:: Task ::
Without the pictures, print each of the records below exactly as it appears.

:: Supplied entries ::

§ §

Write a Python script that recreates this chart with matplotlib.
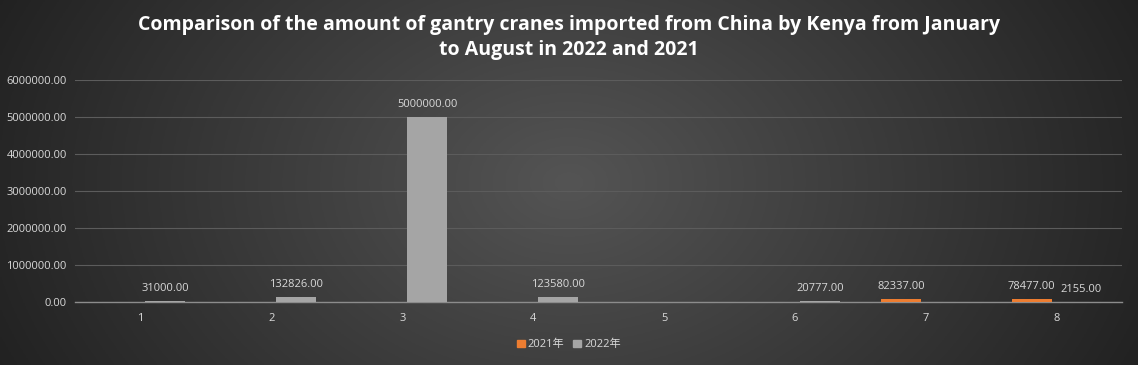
import numpy as np
import matplotlib
matplotlib.use("Agg")
import matplotlib.pyplot as plt
from matplotlib.patches import Patch

plt.rcParams['font.family'] = ['Open Sans', 'Noto Sans CJK SC', 'DejaVu Sans']

# Data
months = ["1", "2", "3", "4", "5", "6", "7", "8"]
values_2021 = [0, 0, 0, 0, 0, 0, 82337, 78477]
values_2022 = [31000, 132826, 5000000, 123580, 0, 20777, 0, 2155]
series_names = ["2021年", "2022年"]
yticks = [0, 1000000, 2000000, 3000000, 4000000, 5000000, 6000000]

title = ("Comparison of the amount of gantry cranes imported from China by Kenya from January\n"
         "to August in 2022 and 2021")

c2021 = "#ed7d31"
c2022 = "#a5a5a5"
text_col = "#d9d9d9"

fig = plt.figure(figsize=(11.38, 3.65), dpi=100)

# background radial-ish gradient
bg = fig.add_axes([0, 0, 1, 1], zorder=-10)
xx, yy = np.meshgrid(np.linspace(-1, 1, 400), np.linspace(-1, 1, 200))
r = np.sqrt(xx**2 + (yy * 0.45)**2)
shade = 0.33 - 0.18 * np.clip(r, 0, 1.2)
bg.imshow(np.dstack([shade] * 3), extent=[0, 1, 0, 1], aspect="auto", origin="lower")
bg.set_axis_off()

ax = fig.add_axes([0.066, 0.173, 0.92, 0.608])
ax.patch.set_alpha(0)

x = np.arange(len(months))
w = 0.305
off = 0.19
ax.bar(x - off, values_2021, width=w, color=c2021, zorder=3)
ax.bar(x + off, values_2022, width=w, color=c2022, zorder=3)

for i in range(len(months)):
    if values_2021[i] > 0:
        ax.annotate(f"{values_2021[i]:.2f}", (x[i] - off, values_2021[i]), xytext=(0, 5),
                    textcoords="offset points", ha="center", va="bottom", color=text_col, fontsize=8)
    if values_2022[i] > 0:
        ax.annotate(f"{values_2022[i]:.2f}", (x[i] + off, values_2022[i]), xytext=(0, 5),
                    textcoords="offset points", ha="center", va="bottom", color=text_col, fontsize=8)

ax.set_xlim(-0.5, 7.5)
ax.set_ylim(0, 6000000)
ax.set_xticks(x)
ax.set_xticklabels(months)
ax.set_yticks(yticks)
ax.set_yticklabels([f"{v:.2f}" for v in yticks])
ax.tick_params(colors=text_col, labelsize=8, length=0, pad=8)
ax.tick_params(axis="y", pad=6)
ax.grid(axis="y", color="#5c5c5c", linewidth=0.8, zorder=0)
for s in ["top", "right", "left"]:
    ax.spines[s].set_visible(False)
ax.spines["bottom"].set_color("#8c8c8c")
ax.spines["bottom"].set_linewidth(1.0)

fig.text(0.5, 0.96, title, ha="center", va="top", color="white", fontsize=14,
         fontweight="bold", linespacing=1.35)

handles = [Patch(color=c2021), Patch(color=c2022)]
fig.legend(handles, series_names, loc="center", bbox_to_anchor=(0.5, 0.055), ncol=2, frameon=False,
           fontsize=8, labelcolor=text_col, handlelength=0.7, handleheight=0.7,
           handletextpad=0.3, columnspacing=0.8)

fig.savefig("out.png", dpi=100)
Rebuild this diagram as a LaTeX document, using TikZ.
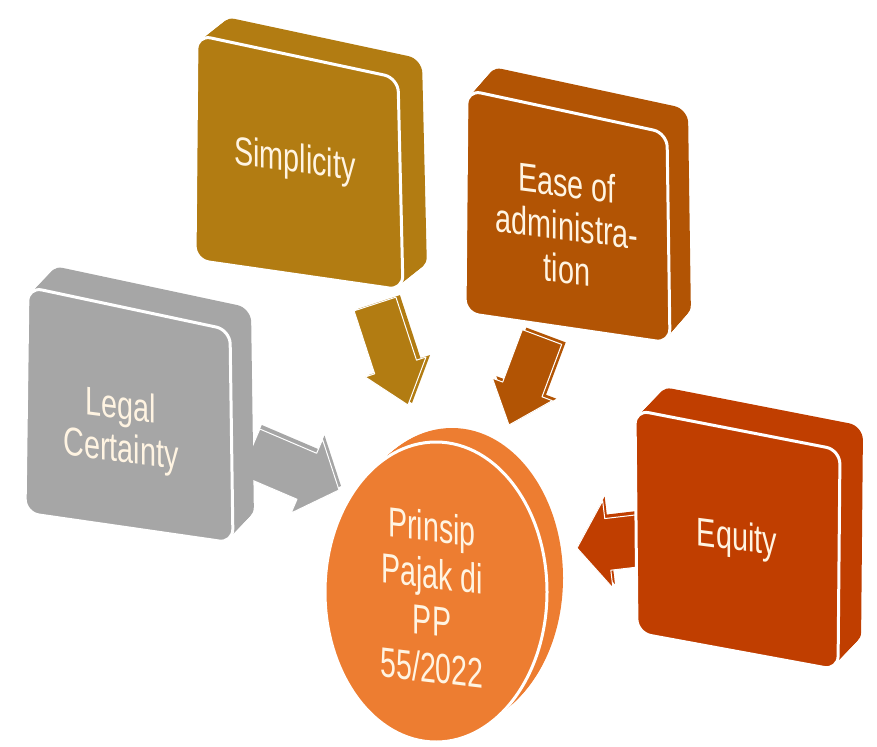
\documentclass[tikz,border=0pt]{standalone}
\usepackage{fontspec}
\setmainfont{Liberation Sans}
\usetikzlibrary{calc}
\definecolor{cSimp}{RGB}{178,124,18}
\definecolor{cEase}{RGB}{178,84,4}
\definecolor{cLegal}{RGB}{166,166,166}
\definecolor{cEq}{RGB}{192,62,0}
\definecolor{cCirc}{RGB}{237,125,49}
\definecolor{cText}{RGB}{255,244,226}
% slab: #1 colour, #2..#5 corners of front face, #6 dx, #7 dy of back
\newcommand{\slabshape}[7]{%
  \foreach \t in {0,0.04,...,1.001}{%
    \fill[#1, rounded corners=14pt, shift={(\t*#6,\t*#7)}] #2 -- #3 -- #4 -- #5 -- cycle;}
  \filldraw[#1, draw=white, line width=3pt, rounded corners=14pt] #2 -- #3 -- #4 -- #5 -- cycle;
}
% block arrow: #1 tail, #2 tip, #3 shaft half width, #4 head half width, #5 head length, #6 colour, #7 side offset
\newcommand{\blockarrow}[7]{%
  \path ($(#2)!#5!(#1)$) coordinate (bn);
  \path ($(#1)!#3!90:(#2)$) coordinate (bs1) ($(#1)!#3!-90:(#2)$) coordinate (bs2)
        ($(bn)!#3!90:(#2)$) coordinate (bn1) ($(bn)!#3!-90:(#2)$) coordinate (bn2)
        ($(bn)!#4!90:(#2)$) coordinate (bh1) ($(bn)!#4!-90:(#2)$) coordinate (bh2);
  \fill[#6] ($(bs1)+#7$) -- ($(bn1)+#7$) -- ($(bh1)+#7$) -- ($(#2)+#7$) -- ($(bh2)+#7$) -- ($(bn2)+#7$) -- ($(bs2)+#7$) -- cycle;
  \filldraw[#6, draw=white, line width=1pt, line join=round] (bs1) -- (bn1) -- (bh1) -- (#2) -- (bh2) -- (bn2) -- (bs2) -- cycle;
}
\tikzset{
  lbl/.style={text=cText, font=\fontsize{40}{43}\selectfont, align=center, inner sep=0pt, yslant=-0.13, xscale=0.72},
  clbl/.style={text=cText, font=\fontsize{42}{47}\selectfont, align=center, inner sep=0pt, yslant=-0.12, xscale=0.68}
}
\begin{document}
\begin{tikzpicture}[x=1pt,y=-1pt]
\useasboundingbox (0,0) rectangle (877,746);
% arrow anchors
\coordinate (sT) at (375,304);
\coordinate (sP) at (408,405);
\coordinate (eT) at (542,337);
\coordinate (eP) at (509,425);
\coordinate (lT) at (250,452);
\coordinate (lP) at (339,490);
\coordinate (qT) at (645,540);
\coordinate (qP) at (577,548);
% arrows
\blockarrow{sT}{sP}{22pt}{32pt}{40pt}{cSimp}{(4,-2)}
\blockarrow{eT}{eP}{21pt}{32pt}{38pt}{cEase}{(4,-2)}
\blockarrow{lT}{lP}{25pt}{40pt}{35pt}{cLegal}{(2,-4)}
\blockarrow{qT}{qP}{26pt}{44pt}{31pt}{cEq}{(2,-4)}
% boxes
\slabshape{cSimp}{(197,35)}{(398,78)}{(403,290)}{(195,260)}{24}{-19}
\slabshape{cEase}{(467,90)}{(667,133)}{(670,343)}{(465,313)}{21}{-24}
\slabshape{cLegal}{(28,287)}{(230,330)}{(233,543)}{(25,513)}{21}{-22}
\slabshape{cEq}{(635,410)}{(840,450)}{(838,670)}{(637,633)}{23}{-24}
% circle
\foreach \t in {0,0.05,...,1.001}{%
  \fill[cCirc, shift={(\t*16,\t*-14)}] (436,592) ellipse [x radius=111pt, y radius=150pt];}
\filldraw[cCirc, draw=white, line width=3pt] (436,592) ellipse [x radius=111pt, y radius=150pt];
% labels
\node[lbl] (simp) at (295,162) {Simplicity};
\node[lbl] (ease) at (567,226) {Ease of\\administra-\\tion};
\node[lbl] (legal) at (121,430) {Legal\\Certainty};
\node[lbl] (equity) at (737,540) {Equity};
\node[clbl] (center) at (432,597) {Prinsip\\Pajak di\\PP\\55/2022};
\end{tikzpicture}
\end{document}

§ §

:: Answer for this exercise ::
Write a Python script that recreates this chart with matplotlib.
import numpy as np
import matplotlib
matplotlib.use("Agg")
import matplotlib.pyplot as plt
from matplotlib.patches import Patch

plt.rcParams['font.family'] = ['Open Sans', 'Noto Sans CJK SC', 'DejaVu Sans']

# Data
months = ["1", "2", "3", "4", "5", "6", "7", "8"]
values_2021 = [0, 0, 0, 0, 0, 0, 82337, 78477]
values_2022 = [31000, 132826, 5000000, 123580, 0, 20777, 0, 2155]
series_names = ["2021年", "2022年"]
yticks = [0, 1000000, 2000000, 3000000, 4000000, 5000000, 6000000]

title = ("Comparison of the amount of gantry cranes imported from China by Kenya from January\n"
         "to August in 2022 and 2021")

c2021 = "#ed7d31"
c2022 = "#a5a5a5"
text_col = "#d9d9d9"

fig = plt.figure(figsize=(11.38, 3.65), dpi=100)

# background radial-ish gradient
bg = fig.add_axes([0, 0, 1, 1], zorder=-10)
xx, yy = np.meshgrid(np.linspace(-1, 1, 400), np.linspace(-1, 1, 200))
r = np.sqrt(xx**2 + (yy * 0.45)**2)
shade = 0.33 - 0.18 * np.clip(r, 0, 1.2)
bg.imshow(np.dstack([shade] * 3), extent=[0, 1, 0, 1], aspect="auto", origin="lower")
bg.set_axis_off()

ax = fig.add_axes([0.066, 0.173, 0.92, 0.608])
ax.patch.set_alpha(0)

x = np.arange(len(months))
w = 0.305
off = 0.19
ax.bar(x - off, values_2021, width=w, color=c2021, zorder=3)
ax.bar(x + off, values_2022, width=w, color=c2022, zorder=3)

for i in range(len(months)):
    if values_2021[i] > 0:
        ax.annotate(f"{values_2021[i]:.2f}", (x[i] - off, values_2021[i]), xytext=(0, 5),
                    textcoords="offset points", ha="center", va="bottom", color=text_col, fontsize=8)
    if values_2022[i] > 0:
        ax.annotate(f"{values_2022[i]:.2f}", (x[i] + off, values_2022[i]), xytext=(0, 5),
                    textcoords="offset points", ha="center", va="bottom", color=text_col, fontsize=8)

ax.set_xlim(-0.5, 7.5)
ax.set_ylim(0, 6000000)
ax.set_xticks(x)
ax.set_xticklabels(months)
ax.set_yticks(yticks)
ax.set_yticklabels([f"{v:.2f}" for v in yticks])
ax.tick_params(colors=text_col, labelsize=8, length=0, pad=8)
ax.tick_params(axis="y", pad=6)
ax.grid(axis="y", color="#5c5c5c", linewidth=0.8, zorder=0)
for s in ["top", "right", "left"]:
    ax.spines[s].set_visible(False)
ax.spines["bottom"].set_color("#8c8c8c")
ax.spines["bottom"].set_linewidth(1.0)

fig.text(0.5, 0.96, title, ha="center", va="top", color="white", fontsize=14,
         fontweight="bold", linespacing=1.35)

handles = [Patch(color=c2021), Patch(color=c2022)]
fig.legend(handles, series_names, loc="center", bbox_to_anchor=(0.5, 0.055), ncol=2, frameon=False,
           fontsize=8, labelcolor=text_col, handlelength=0.7, handleheight=0.7,
           handletextpad=0.3, columnspacing=0.8)

fig.savefig("out.png", dpi=100)
Rebuild this diagram as a LaTeX document, using TikZ.
\documentclass[tikz,border=0pt]{standalone}
\usepackage{fontspec}
\setmainfont{Liberation Sans}
\usetikzlibrary{calc}
\definecolor{cSimp}{RGB}{178,124,18}
\definecolor{cEase}{RGB}{178,84,4}
\definecolor{cLegal}{RGB}{166,166,166}
\definecolor{cEq}{RGB}{192,62,0}
\definecolor{cCirc}{RGB}{237,125,49}
\definecolor{cText}{RGB}{255,244,226}
% slab: #1 colour, #2..#5 corners of front face, #6 dx, #7 dy of back
\newcommand{\slabshape}[7]{%
  \foreach \t in {0,0.04,...,1.001}{%
    \fill[#1, rounded corners=14pt, shift={(\t*#6,\t*#7)}] #2 -- #3 -- #4 -- #5 -- cycle;}
  \filldraw[#1, draw=white, line width=3pt, rounded corners=14pt] #2 -- #3 -- #4 -- #5 -- cycle;
}
% block arrow: #1 tail, #2 tip, #3 shaft half width, #4 head half width, #5 head length, #6 colour, #7 side offset
\newcommand{\blockarrow}[7]{%
  \path ($(#2)!#5!(#1)$) coordinate (bn);
  \path ($(#1)!#3!90:(#2)$) coordinate (bs1) ($(#1)!#3!-90:(#2)$) coordinate (bs2)
        ($(bn)!#3!90:(#2)$) coordinate (bn1) ($(bn)!#3!-90:(#2)$) coordinate (bn2)
        ($(bn)!#4!90:(#2)$) coordinate (bh1) ($(bn)!#4!-90:(#2)$) coordinate (bh2);
  \fill[#6] ($(bs1)+#7$) -- ($(bn1)+#7$) -- ($(bh1)+#7$) -- ($(#2)+#7$) -- ($(bh2)+#7$) -- ($(bn2)+#7$) -- ($(bs2)+#7$) -- cycle;
  \filldraw[#6, draw=white, line width=1pt, line join=round] (bs1) -- (bn1) -- (bh1) -- (#2) -- (bh2) -- (bn2) -- (bs2) -- cycle;
}
\tikzset{
  lbl/.style={text=cText, font=\fontsize{40}{43}\selectfont, align=center, inner sep=0pt, yslant=-0.13, xscale=0.72},
  clbl/.style={text=cText, font=\fontsize{42}{47}\selectfont, align=center, inner sep=0pt, yslant=-0.12, xscale=0.68}
}
\begin{document}
\begin{tikzpicture}[x=1pt,y=-1pt]
\useasboundingbox (0,0) rectangle (877,746);
% arrow anchors
\coordinate (sT) at (375,304);
\coordinate (sP) at (408,405);
\coordinate (eT) at (542,337);
\coordinate (eP) at (509,425);
\coordinate (lT) at (250,452);
\coordinate (lP) at (339,490);
\coordinate (qT) at (645,540);
\coordinate (qP) at (577,548);
% arrows
\blockarrow{sT}{sP}{22pt}{32pt}{40pt}{cSimp}{(4,-2)}
\blockarrow{eT}{eP}{21pt}{32pt}{38pt}{cEase}{(4,-2)}
\blockarrow{lT}{lP}{25pt}{40pt}{35pt}{cLegal}{(2,-4)}
\blockarrow{qT}{qP}{26pt}{44pt}{31pt}{cEq}{(2,-4)}
% boxes
\slabshape{cSimp}{(197,35)}{(398,78)}{(403,290)}{(195,260)}{24}{-19}
\slabshape{cEase}{(467,90)}{(667,133)}{(670,343)}{(465,313)}{21}{-24}
\slabshape{cLegal}{(28,287)}{(230,330)}{(233,543)}{(25,513)}{21}{-22}
\slabshape{cEq}{(635,410)}{(840,450)}{(838,670)}{(637,633)}{23}{-24}
% circle
\foreach \t in {0,0.05,...,1.001}{%
  \fill[cCirc, shift={(\t*16,\t*-14)}] (436,592) ellipse [x radius=111pt, y radius=150pt];}
\filldraw[cCirc, draw=white, line width=3pt] (436,592) ellipse [x radius=111pt, y radius=150pt];
% labels
\node[lbl] (simp) at (295,162) {Simplicity};
\node[lbl] (ease) at (567,226) {Ease of\\administra-\\tion};
\node[lbl] (legal) at (121,430) {Legal\\Certainty};
\node[lbl] (equity) at (737,540) {Equity};
\node[clbl] (center) at (432,597) {Prinsip\\Pajak di\\PP\\55/2022};
\end{tikzpicture}
\end{document}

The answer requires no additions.